Islamabad has a direct interest in stabilizing the region. It shares a 900-kilometer (560-mile) border with Iran, as well as historical, religious, and cultural ties; it is home to the second-largest Shia Muslim community in the world, after Iran, and both have supported each other at crucial moments: Iran was the first to recognize Pakistan after its independence in 1947, and Islamabad was the first government to do the same with the new Islamic Republic after the 1979 revolution that overthrew Shah Mohammad Reza Pahlavi.

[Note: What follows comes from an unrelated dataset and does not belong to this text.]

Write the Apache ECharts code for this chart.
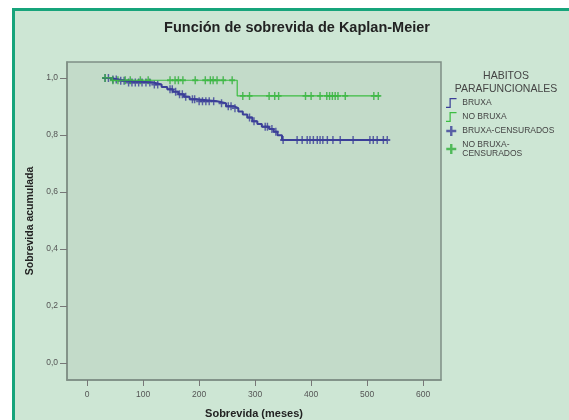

“The field marshal has done a tremendous job,” says analyst Cheema. Regarding business dealings with the United States, he concedes that Munir seeks to help Pakistan achieve “macroeconomic stability.” He acknowledges that this role is related to “his personal influence” and a “strong military.” Mehdi, from the Soch Institute, adds that his experience in intelligence services, where he was in contact with the United States, Iran, Saudi Arabia, and Yemen, has been key to his ability to engage with both countries. “He understands this complex situation very well.”

Aqil Shah, a professor at Georgetown University, warns in a recent article that Pakistan has ceded leadership to the military “in matters of security, foreign relations, and even economic policy,” and cautions against a drift toward a “hybrid regime” in which supreme authority resides with the armed forces rather than elected civilians. He defines Munir as “the de facto head of the executive branch and responsible for diplomacy.” He pinpoints the definitive shift to November 2025, when a constitutional amendment was passed to elevate him to the newly created position of commander of the defense forces, granting him oversight of all branches of the military, including the nuclear arsenal, and guaranteeing him lifetime immunity.

After the failure of the last round of negotiations, it remains to be seen how far Munir can go in bridging the gap between Iran and the United States. Mehdi believes that the mere fact that they are sitting down together is a success. “Pakistan’s task is to keep both sides at the negotiating table so that hope remains alive, [and] they overcome mistrust,” Cheema concludes. “Now it’s up to them.”